■ Objective
The listing below begins with the first line you should copy; stop after the line containing "(2, 2)), zorder=0)", and drop every picture.

Rows from a dataset of charts and code:
-------------------------
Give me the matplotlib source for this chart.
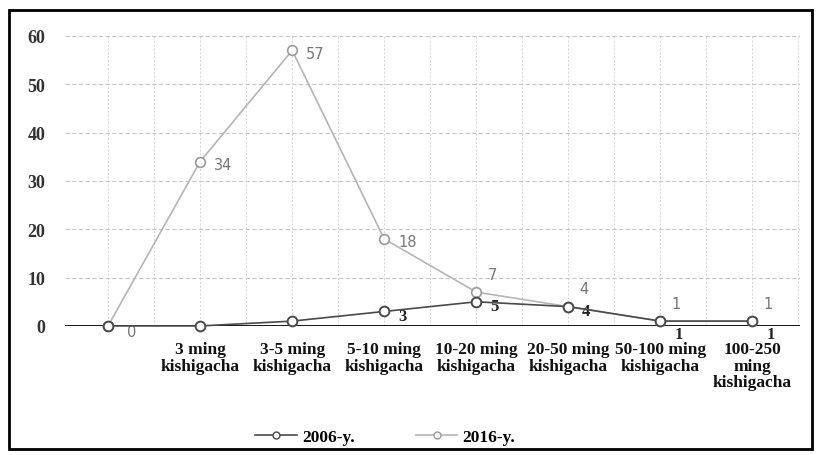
#!/usr/bin/env python3
"""Line chart: number of settlements by population size, 2006 vs 2016."""
import matplotlib
matplotlib.use("Agg")
import matplotlib.pyplot as plt
from matplotlib.lines import Line2D
from matplotlib.patches import Rectangle

CATEGORIES = [
    "",
    "3 ming\nkishigacha",
    "3-5 ming\nkishigacha",
    "5-10 ming\nkishigacha",
    "10-20 ming\nkishigacha",
    "20-50 ming\nkishigacha",
    "50-100 ming\nkishigacha",
    "100-250\nming\nkishigacha",
]
Y_2006 = [0, 0, 1, 3, 5, 4, 1, 1]
Y_2016 = [0, 34, 57, 18, 7, 4, 1, 1]
Y_TICKS = [0, 10, 20, 30, 40, 50, 60]

SERIF = ["Liberation Serif", "DejaVu Serif"]
C_2006 = "#4a4a4a"
C_2016 = "#b5b5b5"

fig = plt.figure(figsize=(8.2, 4.56), dpi=100)
ax = fig.add_axes([0.079, 0.283, 0.897, 0.636])

x = list(range(len(CATEGORIES)))

# grid
ax.set_axisbelow(True)
ax.grid(True, axis="y", color="#c8c8c8", lw=0.8, ls=(0, (4, 2)))
for xv in [i + 0.5 for i in range(-1, len(x))] + x:
    ax.axvline(xv, color="#d4d4d4", lw=0.7, ls=(0, (2, 2)), zorder=0)

ax.plot(x, Y_2016, color=C_2016, lw=1.2, marker="o", ms=7,
        mfc="white", mec="#9a9a9a", mew=1.2, clip_on=False, zorder=3)
ax.plot(x, Y_2006, color=C_2006, lw=1.2, marker="o", ms=7,
        mfc="white", mec=C_2006, mew=1.4, clip_on=False, zorder=4)

# thick baseline at zero
ax.axhline(0, color="black", lw=2.0, zorder=2)

# data labels
for xi, v in zip(x, Y_2016):
    if xi >= 4:
        off = (8, 13)
    elif xi == 0:
        off = (14, -4)
    else:
        off = (10, -2)
    ax.annotate(str(v), (xi, v), xytext=off, textcoords="offset points",
                color="#777777", fontsize=10.5, ha="left", va="center")
for xi, v in zip(x, Y_2006):
    if xi < 3:
        continue
    dy = -9 if xi >= 6 else -3
    ax.annotate(str(v), (xi, v), xytext=(10, dy), textcoords="offset points",
                color="#222222", fontsize=12, fontweight="bold",
                family=SERIF, ha="left", va="center")

ax.set_xlim(-0.47, 7.52)
ax.set_ylim(0, 60)
ax.set_yticks(Y_TICKS)
ax.set_yticklabels([str(t) for t in Y_TICKS], family=SERIF, fontweight="bold",
                   fontsize=13, color="#333333")
ax.set_xticks(x)
ax.set_xticklabels(CATEGORIES, family=SERIF, fontweight="bold", fontsize=12.5,
                   color="#111111", linespacing=1.05)
ax.tick_params(length=0, pad=11)
ax.tick_params(axis="y", pad=14)
for s in ax.spines.values():
    s.set_visible(False)

handles = [
    Line2D([], [], color=C_2006, lw=1.2, marker="o", ms=5, mfc="white", mec=C_2006),
    Line2D([], [], color=C_2016, lw=1.2, marker="o", ms=5, mfc="white", mec="#9a9a9a"),
]
fig.legend(handles, ["2006-y.", "2016-y."], loc="center", bbox_to_anchor=(0.47, 0.04),
           ncol=2, frameon=False, handlelength=2.4, columnspacing=3.5,
           handletextpad=0.3,
           prop={"family": SERIF, "weight": "bold", "size": 12.5})

# outer frame
fig.patches.append(Rectangle((0.011, 0.013), 0.979, 0.963, transform=fig.transFigure,
                             fill=False, ec="black", lw=2.0))

fig.savefig("out.png", dpi=100)
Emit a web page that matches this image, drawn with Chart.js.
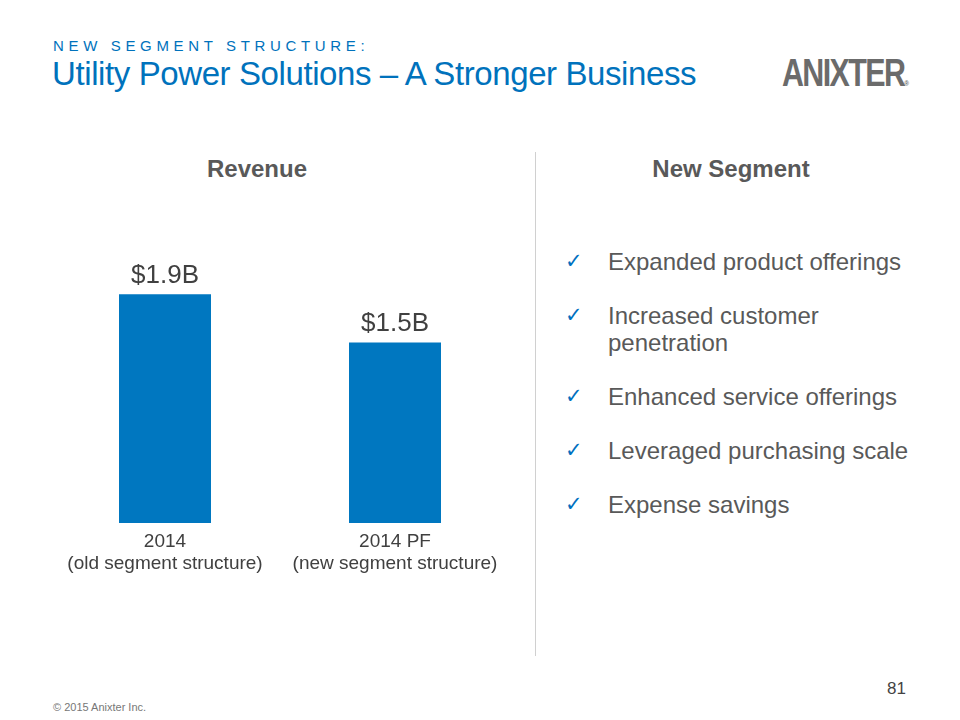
-------------------------
■ Full output
Give me the matplotlib source for this chart.
#!/usr/bin/env python3
"""Line chart: number of settlements by population size, 2006 vs 2016."""
import matplotlib
matplotlib.use("Agg")
import matplotlib.pyplot as plt
from matplotlib.lines import Line2D
from matplotlib.patches import Rectangle

CATEGORIES = [
    "",
    "3 ming\nkishigacha",
    "3-5 ming\nkishigacha",
    "5-10 ming\nkishigacha",
    "10-20 ming\nkishigacha",
    "20-50 ming\nkishigacha",
    "50-100 ming\nkishigacha",
    "100-250\nming\nkishigacha",
]
Y_2006 = [0, 0, 1, 3, 5, 4, 1, 1]
Y_2016 = [0, 34, 57, 18, 7, 4, 1, 1]
Y_TICKS = [0, 10, 20, 30, 40, 50, 60]

SERIF = ["Liberation Serif", "DejaVu Serif"]
C_2006 = "#4a4a4a"
C_2016 = "#b5b5b5"

fig = plt.figure(figsize=(8.2, 4.56), dpi=100)
ax = fig.add_axes([0.079, 0.283, 0.897, 0.636])

x = list(range(len(CATEGORIES)))

# grid
ax.set_axisbelow(True)
ax.grid(True, axis="y", color="#c8c8c8", lw=0.8, ls=(0, (4, 2)))
for xv in [i + 0.5 for i in range(-1, len(x))] + x:
    ax.axvline(xv, color="#d4d4d4", lw=0.7, ls=(0, (2, 2)), zorder=0)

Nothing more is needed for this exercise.